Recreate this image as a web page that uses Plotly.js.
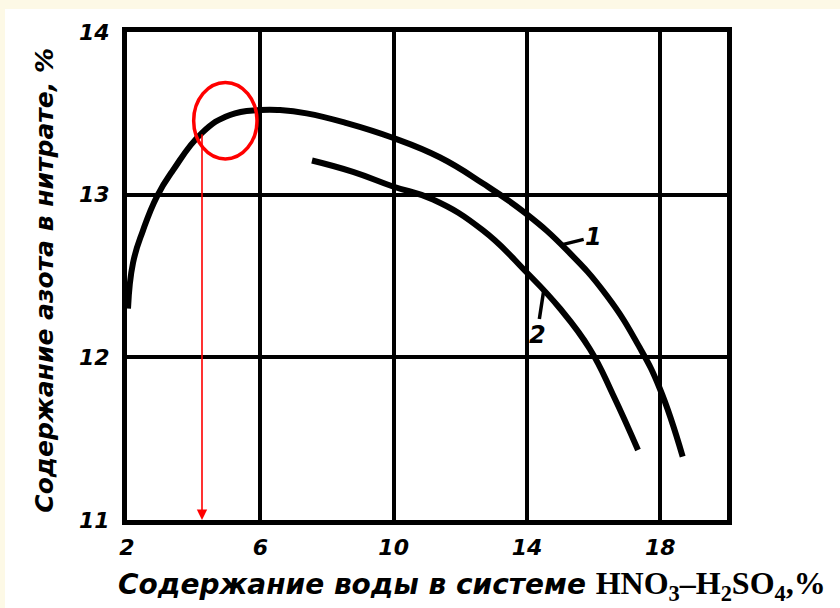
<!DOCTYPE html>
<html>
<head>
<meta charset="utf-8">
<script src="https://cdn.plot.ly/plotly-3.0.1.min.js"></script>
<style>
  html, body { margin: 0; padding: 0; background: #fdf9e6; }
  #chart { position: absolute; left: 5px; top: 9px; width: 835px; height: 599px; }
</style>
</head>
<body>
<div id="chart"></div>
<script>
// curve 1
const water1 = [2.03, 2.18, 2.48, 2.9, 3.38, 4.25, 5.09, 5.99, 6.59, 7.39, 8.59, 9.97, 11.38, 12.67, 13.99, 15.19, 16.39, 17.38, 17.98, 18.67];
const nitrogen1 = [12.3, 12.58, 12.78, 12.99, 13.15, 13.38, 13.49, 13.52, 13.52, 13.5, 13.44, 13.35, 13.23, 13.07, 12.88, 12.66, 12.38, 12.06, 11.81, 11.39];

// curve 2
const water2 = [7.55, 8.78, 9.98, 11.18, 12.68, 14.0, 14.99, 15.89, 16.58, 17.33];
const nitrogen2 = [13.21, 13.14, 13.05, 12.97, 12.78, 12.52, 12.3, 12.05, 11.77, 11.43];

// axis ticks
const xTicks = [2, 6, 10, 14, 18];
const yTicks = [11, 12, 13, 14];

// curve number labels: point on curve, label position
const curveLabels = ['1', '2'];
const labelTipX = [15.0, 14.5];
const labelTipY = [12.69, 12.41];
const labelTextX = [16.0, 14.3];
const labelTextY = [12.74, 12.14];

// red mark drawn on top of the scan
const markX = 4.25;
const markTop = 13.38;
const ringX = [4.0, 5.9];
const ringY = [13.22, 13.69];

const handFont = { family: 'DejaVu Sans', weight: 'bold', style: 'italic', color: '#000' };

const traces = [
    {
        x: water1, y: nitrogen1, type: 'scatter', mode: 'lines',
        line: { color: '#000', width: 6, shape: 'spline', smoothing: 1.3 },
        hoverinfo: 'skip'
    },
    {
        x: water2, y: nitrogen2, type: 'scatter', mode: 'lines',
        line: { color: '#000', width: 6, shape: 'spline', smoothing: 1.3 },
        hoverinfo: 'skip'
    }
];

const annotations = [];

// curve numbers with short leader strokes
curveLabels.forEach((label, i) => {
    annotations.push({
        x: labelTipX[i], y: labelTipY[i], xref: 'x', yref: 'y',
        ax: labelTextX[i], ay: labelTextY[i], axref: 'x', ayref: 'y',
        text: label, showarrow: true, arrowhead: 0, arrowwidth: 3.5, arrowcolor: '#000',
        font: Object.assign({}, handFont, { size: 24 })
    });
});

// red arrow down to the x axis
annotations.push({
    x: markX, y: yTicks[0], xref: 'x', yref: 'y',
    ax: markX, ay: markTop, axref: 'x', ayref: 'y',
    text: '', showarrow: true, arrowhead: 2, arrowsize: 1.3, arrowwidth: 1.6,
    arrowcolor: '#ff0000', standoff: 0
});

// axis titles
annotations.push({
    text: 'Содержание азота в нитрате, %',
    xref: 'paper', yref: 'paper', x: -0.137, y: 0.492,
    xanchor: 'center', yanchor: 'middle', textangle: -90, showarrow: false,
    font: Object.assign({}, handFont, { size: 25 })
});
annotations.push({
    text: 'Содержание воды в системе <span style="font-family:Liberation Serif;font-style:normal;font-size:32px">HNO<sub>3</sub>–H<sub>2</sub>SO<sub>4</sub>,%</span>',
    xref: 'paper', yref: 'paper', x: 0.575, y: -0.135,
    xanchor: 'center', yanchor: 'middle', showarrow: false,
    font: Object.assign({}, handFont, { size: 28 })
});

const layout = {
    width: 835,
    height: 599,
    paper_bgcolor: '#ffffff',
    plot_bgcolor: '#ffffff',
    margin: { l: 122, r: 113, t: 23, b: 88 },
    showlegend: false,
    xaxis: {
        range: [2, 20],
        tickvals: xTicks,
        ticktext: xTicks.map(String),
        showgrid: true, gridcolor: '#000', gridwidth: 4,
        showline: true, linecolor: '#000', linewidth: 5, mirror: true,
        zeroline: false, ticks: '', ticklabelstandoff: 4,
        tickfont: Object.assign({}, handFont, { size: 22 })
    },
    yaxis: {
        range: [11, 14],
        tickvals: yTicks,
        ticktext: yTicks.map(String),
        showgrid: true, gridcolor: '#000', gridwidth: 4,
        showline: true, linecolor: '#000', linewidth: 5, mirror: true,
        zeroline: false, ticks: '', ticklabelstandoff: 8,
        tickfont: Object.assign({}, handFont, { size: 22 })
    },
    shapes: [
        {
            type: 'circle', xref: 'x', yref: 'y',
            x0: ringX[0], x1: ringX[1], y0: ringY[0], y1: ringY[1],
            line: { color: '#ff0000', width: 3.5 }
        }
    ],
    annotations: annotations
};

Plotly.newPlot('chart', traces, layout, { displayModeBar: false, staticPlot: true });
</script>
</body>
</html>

:::::

## WHAT THE TASK ASKS:
Give back exactly the lines from the first line of the data through the line with "12.05, 11.77, 11.43];", pictures excluded.

## FULL RESPONSE:
Recreate this image as a web page that uses Plotly.js.
<!DOCTYPE html>
<html>
<head>
<meta charset="utf-8">
<script src="https://cdn.plot.ly/plotly-3.0.1.min.js"></script>
<style>
  html, body { margin: 0; padding: 0; background: #fdf9e6; }
  #chart { position: absolute; left: 5px; top: 9px; width: 835px; height: 599px; }
</style>
</head>
<body>
<div id="chart"></div>
<script>
// curve 1
const water1 = [2.03, 2.18, 2.48, 2.9, 3.38, 4.25, 5.09, 5.99, 6.59, 7.39, 8.59, 9.97, 11.38, 12.67, 13.99, 15.19, 16.39, 17.38, 17.98, 18.67];
const nitrogen1 = [12.3, 12.58, 12.78, 12.99, 13.15, 13.38, 13.49, 13.52, 13.52, 13.5, 13.44, 13.35, 13.23, 13.07, 12.88, 12.66, 12.38, 12.06, 11.81, 11.39];

// curve 2
const water2 = [7.55, 8.78, 9.98, 11.18, 12.68, 14.0, 14.99, 15.89, 16.58, 17.33];
const nitrogen2 = [13.21, 13.14, 13.05, 12.97, 12.78, 12.52, 12.3, 12.05, 11.77, 11.43];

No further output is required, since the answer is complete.